All these years later, I had forgotten about that mystery. My grandpa has since passed away so that mystery will remain forever.
We drove back to his humble brick home and Savva greeted him with a kiss. She asked how golf went, to which he beamed with a big smile - “Adam played great and I walked the course. It was a lovely day.”
Telling Savva I played great implied that I would be in a good mood. But he was also in a good mood. Everyone was happy.
Can a teenager truly know what makes their grandpa happy? I’m talking about knowing the deep desires of an elder who served in a war, lost his dad in his 20s, worked overnight shifts as a Fruits and Vegetable wholesaler for his whole career. What does that person desire?
There was writing him a birthday card or telling him a joke, but my rolodex of options on how to make grandpa happy was limited. He had been accustomed to his routine, living the retired life accompanied by his wife, his TV shows, and his weekly poker games.

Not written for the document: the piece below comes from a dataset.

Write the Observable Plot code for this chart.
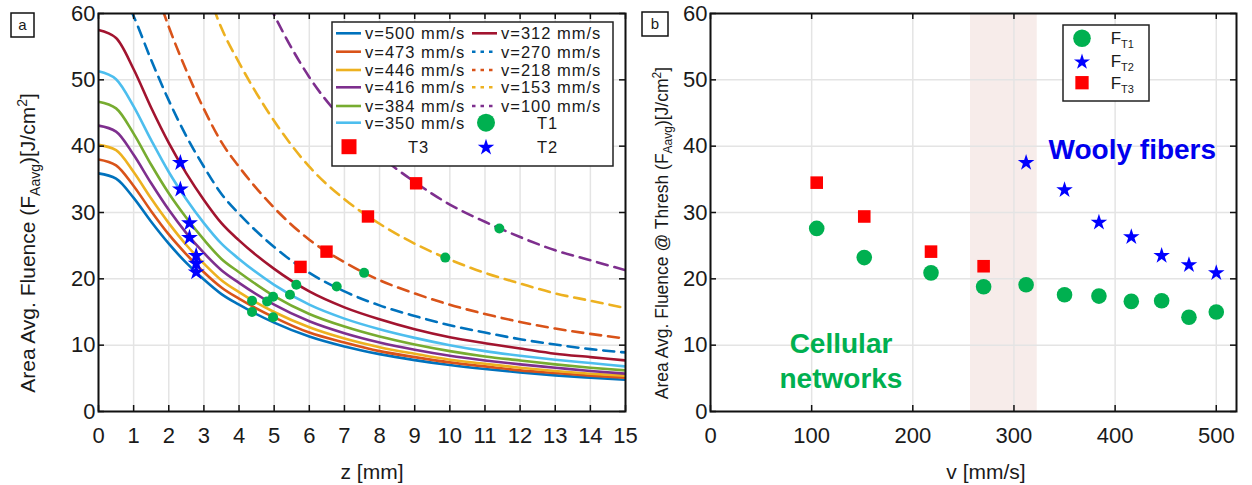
<!DOCTYPE html>
<html>
<head>
<meta charset="utf-8">
<script src="https://cdn.jsdelivr.net/npm/d3@7"></script>
<script src="https://cdn.jsdelivr.net/npm/@observablehq/plot@0.6"></script>
<style>
  html, body { margin: 0; padding: 0; background: #fff; }
  #wrap { position: relative; width: 1252px; height: 485px; overflow: hidden; background: #fff; }
  #panelB { position: absolute; left: 630px; top: 0; z-index: 1; }
  #panelA { position: absolute; left: 0; top: 0; z-index: 2; }
  #wrap svg { background: transparent !important; overflow: visible; }
</style>
</head>
<body>
<div id="wrap"><div id="panelB"></div><div id="panelA"></div></div>
<script>
// ---------------- DATA ----------------
// panel a: fluence curves vs z for each scan speed
const speeds = [500, 473, 446, 416, 384, 350, 312, 270, 218, 153, 100];
const speedLabels = ["v=500 mm/s", "v=473 mm/s", "v=446 mm/s", "v=416 mm/s", "v=384 mm/s", "v=350 mm/s",
                     "v=312 mm/s", "v=270 mm/s", "v=218 mm/s", "v=153 mm/s", "v=100 mm/s"];
const zSamples = [0, 0.5, 1, 1.5, 2, 2.5, 3, 3.5, 4, 5, 6, 7, 8, 9, 10, 11, 12, 13, 14, 15];
const F_v500 = [35.9, 35.1, 32.2, 28.6, 25.3, 22.4, 19.9, 17.7, 16.1, 13.4, 11.3, 9.8, 8.65, 7.75, 7.0, 6.4, 5.9, 5.45, 5.1, 4.78];
const F_v473 = [38.0, 37.1, 34.0, 30.2, 26.7, 23.7, 21.0, 18.7, 17.0, 14.2, 11.9, 10.4, 9.1, 8.2, 7.4, 6.8, 6.2, 5.8, 5.4, 5.1];
const F_v446 = [40.2, 39.4, 36.1, 32.1, 28.4, 25.1, 22.3, 19.8, 18.0, 15.0, 12.7, 11.0, 9.7, 8.7, 7.8, 7.2, 6.6, 6.1, 5.7, 5.4];
const F_v416 = [43.1, 42.2, 38.7, 34.4, 30.4, 26.9, 23.9, 21.3, 19.4, 16.1, 13.6, 11.8, 10.4, 9.3, 8.4, 7.7, 7.1, 6.6, 6.1, 5.7];
const F_v384 = [46.7, 45.7, 41.9, 37.2, 32.9, 29.2, 25.9, 23.0, 21.0, 17.4, 14.7, 12.8, 11.3, 10.1, 9.1, 8.3, 7.7, 7.1, 6.6, 6.2];
const F_v350 = [51.3, 50.1, 46.0, 40.9, 36.1, 32.0, 28.4, 25.3, 23.0, 19.1, 16.1, 14.0, 12.4, 11.1, 10.0, 9.1, 8.4, 7.8, 7.3, 6.8];
const F_v312 = [57.5, 56.3, 51.6, 45.8, 40.5, 35.9, 31.9, 28.4, 25.8, 21.5, 18.1, 15.7, 13.9, 12.4, 11.2, 10.3, 9.5, 8.7, 8.2, 7.7];
const F_v270 = [66.5, 65.0, 59.6, 53.0, 46.9, 41.5, 36.9, 32.8, 29.8, 24.8, 20.9, 18.1, 16.0, 14.4, 13.0, 11.9, 10.9, 10.1, 9.4, 8.9];
const F_v218 = [82.3, 80.5, 73.9, 65.6, 58.0, 51.4, 45.6, 40.6, 36.9, 30.7, 25.9, 22.5, 19.8, 17.8, 16.1, 14.7, 13.5, 12.5, 11.7, 11.0];
const F_v153 = [117.3, 114.7, 105.2, 93.5, 82.7, 73.2, 65.0, 57.8, 52.6, 43.8, 36.9, 32.0, 28.3, 25.3, 22.9, 20.9, 19.3, 17.8, 16.7, 15.6];
const F_v100 = [160.3, 156.7, 143.7, 127.7, 112.9, 100.0, 88.8, 79.0, 71.9, 59.8, 50.4, 43.7, 38.6, 34.6, 31.2, 28.6, 26.3, 24.3, 22.8, 21.3];

// panel a threshold markers (z, F)
const aT1z = [4.37, 4.37, 4.80, 4.97, 4.97, 5.45, 5.63, 6.78, 7.56, 9.87, 11.41];
const aT1F = [15.0, 16.7, 16.6, 17.3, 14.2, 17.6, 19.1, 18.85, 20.9, 23.2, 27.6];
const aT2z = [2.33, 2.33, 2.59, 2.59, 2.78, 2.78, 2.78];
const aT2F = [37.5, 33.5, 28.4, 26.2, 23.5, 22.3, 21.0];
const aT3z = [5.75, 6.49, 7.67, 9.04];
const aT3F = [21.8, 24.1, 29.4, 34.4];

// panel b threshold fluence vs speed
const bT1v = [105, 152, 218, 270, 312, 350, 384, 416, 446, 473, 500];
const bT1F = [27.6, 23.2, 20.9, 18.8, 19.1, 17.6, 17.4, 16.6, 16.7, 14.2, 15.0];
const bT2v = [312, 350, 384, 416, 446, 473, 500];
const bT2F = [37.5, 33.4, 28.5, 26.3, 23.5, 22.1, 20.9];
const bT3v = [105, 152, 218, 270];
const bT3F = [34.5, 29.4, 24.1, 21.9];
const bandV = [257, 323];
const annoText = ["Wooly fibers", "Cellular\nnetworks"];
const annoV = [417, 129];
const annoF = [39.7, 7.8];

// ticks
const zTicks = [0, 1, 2, 3, 4, 5, 6, 7, 8, 9, 10, 11, 12, 13, 14, 15];
const vTicks = [0, 100, 200, 300, 400, 500];
const fTicks = [0, 10, 20, 30, 40, 50, 60];

// ---------------- STYLE ----------------
const lineColors = ["#0072BD", "#D95319", "#EDB120", "#7E2F8E", "#77AC30", "#4DBEEE", "#A2142F",
                    "#0072BD", "#D95319", "#EDB120", "#7E2F8E"];
const GREEN = "#00B050", RED = "#FF0000", BLUE = "#0000FF";
const FONT = "Arial, 'Liberation Sans', Helvetica, sans-serif";
const H = 485, mTop = 13, mBottom = 74;
const innerH = H - mTop - mBottom;
const WA = 650, mLA = 98, mRA = 25, innerWA = WA - mLA - mRA;
const WB = 622, mLB = 80, mRB = 16, innerWB = WB - mLB - mRB;
const gridStyle = {stroke: "#e4e4e4", strokeOpacity: 1, strokeWidth: 1.5};
const tickStyle = {stroke: "#111", strokeWidth: 1.5};
const TICKFONT = 22;
const LEGFONT = 16.5, LEGSPACE = "1px";

// ---------------- PANEL A ----------------
const curveSeries = [F_v500, F_v473, F_v446, F_v416, F_v384, F_v350, F_v312, F_v270, F_v218, F_v153, F_v100];
const curveRows = speeds.flatMap((v, i) => zSamples.map((z, j) => ({v, z, F: curveSeries[i][j]})));
const toRows = (xs, ys) => xs.map((x, i) => ({x, y: ys[i]}));

const plotA = Plot.plot({
  width: WA, height: H,
  marginTop: mTop, marginBottom: mBottom, marginLeft: mLA, marginRight: mRA,
  style: {fontFamily: FONT, fontSize: TICKFONT + "px", background: "transparent", color: "#1a1a1a"},
  x: {domain: [0, 15]},
  y: {domain: [0, 60]},
  color: {domain: speeds, range: lineColors},
  marks: [
    Plot.gridX({ticks: zTicks, ...gridStyle}),
    Plot.gridY({ticks: fTicks, ...gridStyle}),
    Plot.line(curveRows.filter(d => d.v >= 312), {x: "z", y: "F", z: "v", stroke: "v", strokeWidth: 2.6, curve: "monotone-x", clip: true}),
    Plot.line(curveRows.filter(d => d.v < 312), {x: "z", y: "F", z: "v", stroke: "v", strokeWidth: 2.6, strokeDasharray: "11,7", curve: "monotone-x", clip: true}),
    Plot.dot(toRows(aT1z, aT1F), {x: "x", y: "y", r: 5, fill: GREEN, stroke: null}),
    Plot.dot(toRows(aT3z, aT3F), {x: "x", y: "y", r: 7, symbol: "square", fill: RED, stroke: null}),
    Plot.dot(toRows(aT2z, aT2F), {x: "x", y: "y", r: 5.3, symbol: "star", fill: BLUE, stroke: null}),
    Plot.ruleX(zTicks, {insetTop: innerH - 6, ...tickStyle}),
    Plot.ruleX(zTicks, {insetBottom: innerH - 6, ...tickStyle}),
    Plot.ruleY(fTicks, {insetRight: innerWA - 6, ...tickStyle}),
    Plot.ruleY(fTicks, {insetLeft: innerWA - 6, ...tickStyle}),
    Plot.frame({stroke: "#111", strokeWidth: 2}),
    Plot.axisX({ticks: zTicks, tickSize: 0, tickPadding: 16, label: null, fontSize: TICKFONT}),
    Plot.axisY({ticks: fTicks, tickSize: 0, tickPadding: 3, label: null, fontSize: TICKFONT})
  ]
});
document.getElementById("panelA").appendChild(plotA);

// decorations for panel a (labels, legend)
(function () {
  const svg = d3.select(plotA);
  const g = svg.append("g").attr("font-family", FONT).attr("fill", "#1a1a1a").attr("text-anchor", "start");
  // panel letter
  g.append("rect").attr("x", 11).attr("y", 13).attr("width", 23).attr("height", 24)
    .attr("fill", "#fff").attr("stroke", "#111").attr("stroke-width", 1.5);
  g.append("text").attr("x", 22.5).attr("y", 30).attr("text-anchor", "middle").attr("font-size", 15).text("a");
  // x label
  g.append("text").attr("x", 372).attr("y", 479).attr("text-anchor", "middle").attr("font-size", 21).text("z [mm]");
  // y label with subscript / superscript
  const yl = g.append("text").attr("transform", "translate(35,243) rotate(-90)")
    .attr("text-anchor", "middle").attr("font-size", 21);
  yl.append("tspan").text("Area Avg. Fluence (F");
  yl.append("tspan").attr("font-size", 14).attr("dy", 5).text("Aavg");
  yl.append("tspan").attr("dy", -5).text(")[J/cm");
  yl.append("tspan").attr("font-size", 14).attr("dy", -8).text("2");
  yl.append("tspan").attr("dy", 8).text("]");

  // legend
  const lg = g.append("g").attr("font-size", LEGFONT).attr("letter-spacing", LEGSPACE).attr("text-anchor", "start");
  lg.append("rect").attr("x", 332).attr("y", 22).attr("width", 281).attr("height", 144)
    .attr("fill", "#fff").attr("stroke", "#222").attr("stroke-width", 1.5);
  const rowsY = [33.3, 51.7, 70, 87.3, 106, 122.7];
  speeds.forEach((v, i) => {
    const left = i < 6;
    const y = left ? rowsY[i] : rowsY[i - 6];
    const x0 = left ? 336 : 472;
    lg.append("line").attr("x1", x0).attr("x2", x0 + 25).attr("y1", y).attr("y2", y)
      .attr("stroke", lineColors[i]).attr("stroke-width", 2.6)
      .attr("stroke-dasharray", v < 312 ? "3.5,5" : null);
    lg.append("text").attr("x", x0 + 29).attr("y", y + 6).text(speedLabels[i]);
  });
  lg.append("circle").attr("cx", 486).attr("cy", 122.7).attr("r", 9).attr("fill", GREEN);
  lg.append("text").attr("x", 537).attr("y", 128.7).text("T1");
  lg.append("path").attr("d", d3.symbol(d3.symbolSquare, 225)()).attr("transform", "translate(349,146.7)").attr("fill", RED);
  lg.append("text").attr("x", 408).attr("y", 152.7).text("T3");
  lg.append("path").attr("d", d3.symbol(d3.symbolStar, 85)()).attr("transform", "translate(486,147.5)").attr("fill", BLUE);
  lg.append("text").attr("x", 537).attr("y", 152.7).text("T2");
})();

// ---------------- PANEL B ----------------
const plotB = Plot.plot({
  width: WB, height: H,
  marginTop: mTop, marginBottom: mBottom, marginLeft: mLB, marginRight: mRB,
  style: {fontFamily: FONT, fontSize: TICKFONT + "px", background: "transparent", color: "#1a1a1a"},
  x: {domain: [0, 520]},
  y: {domain: [0, 60]},
  marks: [
    Plot.rect([{x1: bandV[0], x2: bandV[1]}], {x1: "x1", x2: "x2", fill: "#f7ecea"}),
    Plot.gridX({ticks: vTicks, ...gridStyle}),
    Plot.gridY({ticks: fTicks, ...gridStyle}),
    Plot.dot(toRows(bT1v, bT1F), {x: "x", y: "y", r: 7.8, fill: GREEN, stroke: null}),
    Plot.dot(toRows(bT3v, bT3F), {x: "x", y: "y", r: 7.1, symbol: "square", fill: RED, stroke: null}),
    Plot.dot(toRows(bT2v, bT2F), {x: "x", y: "y", r: 5.2, symbol: "star", fill: BLUE, stroke: null}),
    Plot.text(annoText.map((t, i) => ({t, x: annoV[i], y: annoF[i]})),
      {x: "x", y: "y", text: "t", fontSize: 28, fontWeight: "bold", lineHeight: 1.25,
       fill: (d) => d.t.startsWith("Wooly") ? "#0000EE" : "#00B050"}),
    Plot.ruleX(vTicks, {insetTop: innerH - 6, ...tickStyle}),
    Plot.ruleX(vTicks, {insetBottom: innerH - 6, ...tickStyle}),
    Plot.ruleY(fTicks, {insetRight: innerWB - 6, ...tickStyle}),
    Plot.ruleY(fTicks, {insetLeft: innerWB - 6, ...tickStyle}),
    Plot.frame({stroke: "#111", strokeWidth: 2}),
    Plot.axisX({ticks: vTicks, tickSize: 0, tickPadding: 16, label: null, fontSize: TICKFONT}),
    Plot.axisY({ticks: fTicks, tickSize: 0, tickPadding: 3, label: null, fontSize: TICKFONT})
  ]
});
document.getElementById("panelB").appendChild(plotB);

(function () {
  const svg = d3.select(plotB);
  const g = svg.append("g").attr("font-family", FONT).attr("fill", "#1a1a1a").attr("text-anchor", "start");
  g.append("rect").attr("x", 12).attr("y", 12).attr("width", 26).attr("height", 24)
    .attr("fill", "#fff").attr("stroke", "#111").attr("stroke-width", 1.5);
  g.append("text").attr("x", 25).attr("y", 29).attr("text-anchor", "middle").attr("font-size", 15).text("b");
  g.append("text").attr("x", 356).attr("y", 479).attr("text-anchor", "middle").attr("font-size", 21).text("v [mm/s]");
  const yl = g.append("text").attr("transform", "translate(38,233) rotate(-90)")
    .attr("text-anchor", "middle").attr("font-size", 17.5);
  yl.append("tspan").text("Area Avg. Fluence @ Thresh (F");
  yl.append("tspan").attr("font-size", 12).attr("dy", 4).text("Aavg");
  yl.append("tspan").attr("dy", -4).text(")[J/cm");
  yl.append("tspan").attr("font-size", 12).attr("dy", -7).text("2");
  yl.append("tspan").attr("dy", 7).text("]");

  // legend
  const lg = g.append("g");
  lg.append("rect").attr("x", 433).attr("y", 25).attr("width", 86).attr("height", 76)
    .attr("fill", "#fff").attr("stroke", "#222").attr("stroke-width", 1.5);
  lg.append("circle").attr("cx", 452).attr("cy", 38.3).attr("r", 8.8).attr("fill", GREEN);
  lg.append("path").attr("d", d3.symbol(d3.symbolStar, 80)()).attr("transform", "translate(452,62)").attr("fill", BLUE);
  lg.append("path").attr("d", d3.symbol(d3.symbolSquare, 177)()).attr("transform", "translate(452,82.7)").attr("fill", RED);
  const subs = ["T1", "T2", "T3"], ys = [38.3, 61, 82.7];
  subs.forEach((s, i) => {
    const t = lg.append("text").attr("x", 480.7).attr("y", ys[i] + 6).attr("font-size", 17).attr("text-anchor", "start");
    t.append("tspan").text("F");
    t.append("tspan").attr("font-size", 11).attr("dy", 4).text(s);
  });
})();
</script>
</body>
</html>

Yet I could never have predicted that walking a local golf course would, for a few hours, nourish my grandfather’s soul.
It was the only round of golf I’d ever play with my grandfather and while I think back eighteen years to this round, wondering what he was feeling internally as he walked off the course, it wouldn’t shock me if the combination of conversation, walking in the sunshine, and being with his grandson was all he needed.